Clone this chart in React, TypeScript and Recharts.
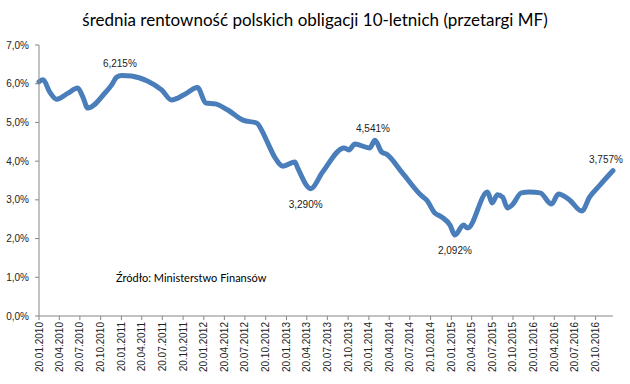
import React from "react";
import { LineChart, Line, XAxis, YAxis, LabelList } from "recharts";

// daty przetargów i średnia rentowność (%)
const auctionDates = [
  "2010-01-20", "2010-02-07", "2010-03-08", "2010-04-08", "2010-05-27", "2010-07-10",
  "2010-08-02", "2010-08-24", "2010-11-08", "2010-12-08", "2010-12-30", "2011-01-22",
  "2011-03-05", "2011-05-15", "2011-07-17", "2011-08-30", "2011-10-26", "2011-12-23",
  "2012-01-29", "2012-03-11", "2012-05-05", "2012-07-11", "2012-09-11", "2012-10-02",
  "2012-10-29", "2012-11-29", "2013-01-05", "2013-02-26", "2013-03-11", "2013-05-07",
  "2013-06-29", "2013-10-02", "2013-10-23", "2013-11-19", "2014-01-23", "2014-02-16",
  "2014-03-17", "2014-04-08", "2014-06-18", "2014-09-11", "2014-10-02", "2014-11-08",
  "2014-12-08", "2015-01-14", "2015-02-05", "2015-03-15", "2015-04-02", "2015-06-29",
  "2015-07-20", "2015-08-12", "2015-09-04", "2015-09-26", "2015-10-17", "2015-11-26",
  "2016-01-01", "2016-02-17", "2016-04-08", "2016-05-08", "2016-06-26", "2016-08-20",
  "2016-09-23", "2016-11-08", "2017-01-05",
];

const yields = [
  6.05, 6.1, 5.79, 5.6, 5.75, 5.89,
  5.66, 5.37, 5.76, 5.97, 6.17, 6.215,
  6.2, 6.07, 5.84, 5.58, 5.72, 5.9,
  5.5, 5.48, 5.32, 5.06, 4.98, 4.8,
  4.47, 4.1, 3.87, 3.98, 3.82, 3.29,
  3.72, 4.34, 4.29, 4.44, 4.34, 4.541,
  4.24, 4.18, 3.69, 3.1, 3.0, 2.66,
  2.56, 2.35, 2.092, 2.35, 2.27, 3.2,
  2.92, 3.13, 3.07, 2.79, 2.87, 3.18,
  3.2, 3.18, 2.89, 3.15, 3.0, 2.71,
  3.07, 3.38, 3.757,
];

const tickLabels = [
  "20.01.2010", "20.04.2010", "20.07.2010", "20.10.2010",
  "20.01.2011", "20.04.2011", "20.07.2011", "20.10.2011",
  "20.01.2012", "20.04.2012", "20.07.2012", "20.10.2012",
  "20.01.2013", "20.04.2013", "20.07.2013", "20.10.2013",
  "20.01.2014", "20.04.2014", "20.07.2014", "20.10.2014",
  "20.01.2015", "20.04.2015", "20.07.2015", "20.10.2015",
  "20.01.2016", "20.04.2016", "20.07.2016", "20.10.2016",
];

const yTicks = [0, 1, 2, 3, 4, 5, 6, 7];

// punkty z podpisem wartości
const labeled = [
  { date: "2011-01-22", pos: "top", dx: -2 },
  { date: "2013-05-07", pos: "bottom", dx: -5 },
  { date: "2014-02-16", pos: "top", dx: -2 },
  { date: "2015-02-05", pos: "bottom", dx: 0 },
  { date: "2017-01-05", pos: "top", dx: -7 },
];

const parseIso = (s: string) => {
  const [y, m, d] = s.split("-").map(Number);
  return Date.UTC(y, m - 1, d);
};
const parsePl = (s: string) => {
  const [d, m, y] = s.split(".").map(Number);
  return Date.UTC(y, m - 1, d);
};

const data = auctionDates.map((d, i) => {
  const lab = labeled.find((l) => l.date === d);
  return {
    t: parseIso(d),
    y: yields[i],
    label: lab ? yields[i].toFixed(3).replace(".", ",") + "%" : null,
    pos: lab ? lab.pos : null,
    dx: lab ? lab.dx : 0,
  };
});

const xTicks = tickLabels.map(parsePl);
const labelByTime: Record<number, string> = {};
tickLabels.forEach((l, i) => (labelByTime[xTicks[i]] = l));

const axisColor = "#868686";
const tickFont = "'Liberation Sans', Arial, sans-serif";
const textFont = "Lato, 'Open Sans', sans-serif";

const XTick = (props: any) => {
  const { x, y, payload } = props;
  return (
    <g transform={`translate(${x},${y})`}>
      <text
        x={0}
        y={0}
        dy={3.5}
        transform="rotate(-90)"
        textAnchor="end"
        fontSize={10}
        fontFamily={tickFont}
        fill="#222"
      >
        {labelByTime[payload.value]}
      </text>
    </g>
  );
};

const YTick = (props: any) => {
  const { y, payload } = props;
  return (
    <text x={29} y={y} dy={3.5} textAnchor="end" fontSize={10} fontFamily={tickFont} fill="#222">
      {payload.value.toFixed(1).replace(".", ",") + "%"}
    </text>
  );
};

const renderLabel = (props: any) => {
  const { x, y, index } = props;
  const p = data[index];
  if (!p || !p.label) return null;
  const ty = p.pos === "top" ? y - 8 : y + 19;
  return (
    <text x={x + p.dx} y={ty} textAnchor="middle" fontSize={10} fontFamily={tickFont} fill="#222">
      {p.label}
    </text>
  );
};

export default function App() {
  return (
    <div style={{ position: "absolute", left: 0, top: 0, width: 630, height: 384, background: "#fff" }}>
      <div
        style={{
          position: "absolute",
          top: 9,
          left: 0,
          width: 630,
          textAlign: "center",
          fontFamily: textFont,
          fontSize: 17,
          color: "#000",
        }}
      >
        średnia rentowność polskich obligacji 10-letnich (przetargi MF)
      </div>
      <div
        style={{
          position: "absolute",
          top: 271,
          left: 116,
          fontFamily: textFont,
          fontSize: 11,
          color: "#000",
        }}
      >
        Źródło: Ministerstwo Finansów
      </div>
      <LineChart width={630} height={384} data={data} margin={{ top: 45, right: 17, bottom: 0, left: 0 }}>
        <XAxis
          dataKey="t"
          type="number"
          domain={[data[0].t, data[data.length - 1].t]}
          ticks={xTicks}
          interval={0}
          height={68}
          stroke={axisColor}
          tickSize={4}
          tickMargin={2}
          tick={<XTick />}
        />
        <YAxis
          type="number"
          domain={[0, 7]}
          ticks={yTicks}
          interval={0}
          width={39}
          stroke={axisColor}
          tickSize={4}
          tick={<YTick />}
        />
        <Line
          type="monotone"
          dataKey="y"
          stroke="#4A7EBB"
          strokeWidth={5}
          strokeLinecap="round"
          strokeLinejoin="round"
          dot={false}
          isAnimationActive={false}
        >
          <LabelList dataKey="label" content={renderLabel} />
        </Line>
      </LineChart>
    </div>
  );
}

==

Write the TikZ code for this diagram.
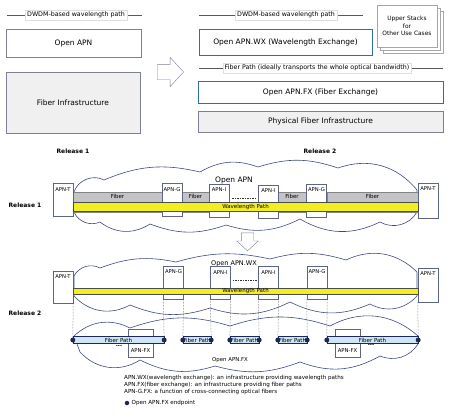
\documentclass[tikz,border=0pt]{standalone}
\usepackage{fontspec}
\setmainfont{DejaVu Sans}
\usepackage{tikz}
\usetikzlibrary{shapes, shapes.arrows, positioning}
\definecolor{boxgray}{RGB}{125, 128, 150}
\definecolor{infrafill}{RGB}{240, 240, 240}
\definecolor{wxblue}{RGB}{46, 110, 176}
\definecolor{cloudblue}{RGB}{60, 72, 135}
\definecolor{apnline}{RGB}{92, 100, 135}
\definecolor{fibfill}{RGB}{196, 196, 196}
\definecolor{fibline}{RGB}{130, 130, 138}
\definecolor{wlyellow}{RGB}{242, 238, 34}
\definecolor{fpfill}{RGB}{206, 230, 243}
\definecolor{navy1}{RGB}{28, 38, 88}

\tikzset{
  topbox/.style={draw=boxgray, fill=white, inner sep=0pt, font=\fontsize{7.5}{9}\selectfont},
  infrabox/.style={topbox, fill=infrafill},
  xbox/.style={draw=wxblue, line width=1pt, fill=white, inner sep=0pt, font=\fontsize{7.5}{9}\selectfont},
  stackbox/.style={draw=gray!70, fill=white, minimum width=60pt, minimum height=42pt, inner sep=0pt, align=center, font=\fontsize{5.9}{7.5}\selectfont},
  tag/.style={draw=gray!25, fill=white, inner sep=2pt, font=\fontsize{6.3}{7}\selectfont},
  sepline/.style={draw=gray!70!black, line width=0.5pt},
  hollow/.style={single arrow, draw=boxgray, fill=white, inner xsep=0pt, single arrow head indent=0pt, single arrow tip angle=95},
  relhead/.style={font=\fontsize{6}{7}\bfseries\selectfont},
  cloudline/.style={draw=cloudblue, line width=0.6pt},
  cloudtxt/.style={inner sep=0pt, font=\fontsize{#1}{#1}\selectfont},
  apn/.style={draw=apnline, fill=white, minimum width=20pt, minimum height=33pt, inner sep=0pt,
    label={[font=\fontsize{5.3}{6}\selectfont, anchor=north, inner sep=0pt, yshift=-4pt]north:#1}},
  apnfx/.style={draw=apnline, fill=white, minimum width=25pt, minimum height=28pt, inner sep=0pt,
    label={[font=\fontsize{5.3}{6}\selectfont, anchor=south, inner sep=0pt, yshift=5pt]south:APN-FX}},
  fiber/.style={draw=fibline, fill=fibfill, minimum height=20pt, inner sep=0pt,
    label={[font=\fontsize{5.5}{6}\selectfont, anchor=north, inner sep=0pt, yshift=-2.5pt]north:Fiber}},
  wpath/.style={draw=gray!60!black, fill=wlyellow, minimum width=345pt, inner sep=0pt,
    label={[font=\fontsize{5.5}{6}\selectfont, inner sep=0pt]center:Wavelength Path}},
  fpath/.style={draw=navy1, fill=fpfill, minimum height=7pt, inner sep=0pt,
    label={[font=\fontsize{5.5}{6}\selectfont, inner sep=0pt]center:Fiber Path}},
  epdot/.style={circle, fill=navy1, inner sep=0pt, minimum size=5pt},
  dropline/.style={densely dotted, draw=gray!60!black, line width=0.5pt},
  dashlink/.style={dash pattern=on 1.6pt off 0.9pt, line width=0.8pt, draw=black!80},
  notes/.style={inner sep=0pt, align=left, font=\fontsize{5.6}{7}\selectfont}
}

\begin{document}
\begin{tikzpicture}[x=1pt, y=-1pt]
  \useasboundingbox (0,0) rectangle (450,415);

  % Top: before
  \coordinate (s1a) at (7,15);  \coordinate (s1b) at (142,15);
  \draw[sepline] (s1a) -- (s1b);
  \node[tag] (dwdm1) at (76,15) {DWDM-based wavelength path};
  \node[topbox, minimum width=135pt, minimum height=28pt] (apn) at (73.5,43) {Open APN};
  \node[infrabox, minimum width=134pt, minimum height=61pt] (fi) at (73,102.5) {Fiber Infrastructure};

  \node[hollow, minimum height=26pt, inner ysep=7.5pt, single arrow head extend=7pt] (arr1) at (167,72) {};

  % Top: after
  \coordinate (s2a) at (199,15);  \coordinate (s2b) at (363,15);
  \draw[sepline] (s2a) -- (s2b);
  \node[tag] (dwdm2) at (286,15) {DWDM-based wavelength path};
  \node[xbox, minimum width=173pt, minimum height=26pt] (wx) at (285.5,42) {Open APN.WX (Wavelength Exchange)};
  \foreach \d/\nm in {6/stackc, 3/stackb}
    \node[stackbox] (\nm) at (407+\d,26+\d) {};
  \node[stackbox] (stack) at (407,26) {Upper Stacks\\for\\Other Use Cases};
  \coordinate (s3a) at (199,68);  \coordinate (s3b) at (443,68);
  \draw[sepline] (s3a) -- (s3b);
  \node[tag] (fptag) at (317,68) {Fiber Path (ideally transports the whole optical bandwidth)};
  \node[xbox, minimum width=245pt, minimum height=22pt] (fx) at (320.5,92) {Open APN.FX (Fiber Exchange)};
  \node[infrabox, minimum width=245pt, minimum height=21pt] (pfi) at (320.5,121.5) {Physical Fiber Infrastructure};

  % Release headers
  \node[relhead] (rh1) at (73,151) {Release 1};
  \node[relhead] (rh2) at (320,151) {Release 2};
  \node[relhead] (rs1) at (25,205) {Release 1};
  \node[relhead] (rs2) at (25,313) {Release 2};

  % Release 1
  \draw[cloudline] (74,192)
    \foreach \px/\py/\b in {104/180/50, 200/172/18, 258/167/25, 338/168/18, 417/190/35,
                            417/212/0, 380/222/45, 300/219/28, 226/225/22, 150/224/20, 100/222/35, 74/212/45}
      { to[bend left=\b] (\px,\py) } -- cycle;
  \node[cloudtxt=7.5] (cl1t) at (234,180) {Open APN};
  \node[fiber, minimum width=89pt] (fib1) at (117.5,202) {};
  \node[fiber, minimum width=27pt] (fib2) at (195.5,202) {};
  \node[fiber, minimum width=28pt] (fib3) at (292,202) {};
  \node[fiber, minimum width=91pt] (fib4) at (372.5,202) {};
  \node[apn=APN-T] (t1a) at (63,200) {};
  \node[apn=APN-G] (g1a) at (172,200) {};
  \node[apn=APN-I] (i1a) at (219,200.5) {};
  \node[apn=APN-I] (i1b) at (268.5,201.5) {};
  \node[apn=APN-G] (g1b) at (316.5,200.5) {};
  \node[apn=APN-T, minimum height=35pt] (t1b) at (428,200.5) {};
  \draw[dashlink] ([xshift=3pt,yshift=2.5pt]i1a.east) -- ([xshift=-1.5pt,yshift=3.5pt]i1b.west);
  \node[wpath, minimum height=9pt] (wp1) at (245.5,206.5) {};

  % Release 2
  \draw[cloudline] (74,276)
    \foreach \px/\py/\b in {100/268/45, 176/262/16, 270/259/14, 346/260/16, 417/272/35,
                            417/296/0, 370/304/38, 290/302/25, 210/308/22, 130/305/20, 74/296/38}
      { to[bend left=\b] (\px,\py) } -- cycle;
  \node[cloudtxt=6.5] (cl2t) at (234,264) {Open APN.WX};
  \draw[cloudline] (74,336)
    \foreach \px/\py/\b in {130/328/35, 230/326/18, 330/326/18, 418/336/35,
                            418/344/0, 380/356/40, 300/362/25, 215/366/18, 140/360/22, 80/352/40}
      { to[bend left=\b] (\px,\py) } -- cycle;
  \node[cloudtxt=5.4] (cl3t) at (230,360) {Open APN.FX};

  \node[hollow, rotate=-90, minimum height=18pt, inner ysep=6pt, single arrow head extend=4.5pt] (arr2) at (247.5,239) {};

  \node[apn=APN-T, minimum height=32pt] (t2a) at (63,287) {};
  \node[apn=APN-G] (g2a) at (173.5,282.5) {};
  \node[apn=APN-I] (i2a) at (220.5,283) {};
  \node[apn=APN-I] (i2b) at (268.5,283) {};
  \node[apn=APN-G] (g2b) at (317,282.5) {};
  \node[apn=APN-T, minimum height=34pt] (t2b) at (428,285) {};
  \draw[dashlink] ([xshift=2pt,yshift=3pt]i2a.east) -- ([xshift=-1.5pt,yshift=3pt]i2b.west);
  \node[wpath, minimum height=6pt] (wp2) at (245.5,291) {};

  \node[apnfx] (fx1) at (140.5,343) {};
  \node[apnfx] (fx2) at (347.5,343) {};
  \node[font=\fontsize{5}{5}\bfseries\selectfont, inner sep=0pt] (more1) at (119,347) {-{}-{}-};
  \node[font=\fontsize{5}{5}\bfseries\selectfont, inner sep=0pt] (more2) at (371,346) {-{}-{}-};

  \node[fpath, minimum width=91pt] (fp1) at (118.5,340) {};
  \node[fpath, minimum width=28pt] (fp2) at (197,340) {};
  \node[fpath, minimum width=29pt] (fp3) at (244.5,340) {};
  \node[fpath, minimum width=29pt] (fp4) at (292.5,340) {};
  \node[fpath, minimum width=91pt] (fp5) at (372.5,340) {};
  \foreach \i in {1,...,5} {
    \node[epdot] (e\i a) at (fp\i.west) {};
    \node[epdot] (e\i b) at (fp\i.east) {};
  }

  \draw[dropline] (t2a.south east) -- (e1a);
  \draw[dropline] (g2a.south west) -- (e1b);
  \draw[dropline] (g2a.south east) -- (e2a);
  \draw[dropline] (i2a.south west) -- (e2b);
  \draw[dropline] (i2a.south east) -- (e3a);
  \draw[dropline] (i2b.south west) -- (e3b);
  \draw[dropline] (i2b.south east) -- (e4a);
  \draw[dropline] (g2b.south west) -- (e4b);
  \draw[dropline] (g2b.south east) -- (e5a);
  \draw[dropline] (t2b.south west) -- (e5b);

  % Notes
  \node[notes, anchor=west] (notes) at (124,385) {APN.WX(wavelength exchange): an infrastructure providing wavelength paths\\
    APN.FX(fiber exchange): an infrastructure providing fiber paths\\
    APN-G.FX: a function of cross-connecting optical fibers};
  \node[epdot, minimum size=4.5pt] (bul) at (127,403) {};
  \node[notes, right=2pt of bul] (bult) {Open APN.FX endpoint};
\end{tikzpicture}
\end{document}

**Given exercise:**
Restate word for word the lines that begin at the one with "Clone this chart" and end at the one with "XAxis, YAxis, LabelList", including both, and leave every picture aside.

**Result for this task:**
Clone this chart in React, TypeScript and Recharts.
import React from "react";
import { LineChart, Line, XAxis, YAxis, LabelList } from "recharts";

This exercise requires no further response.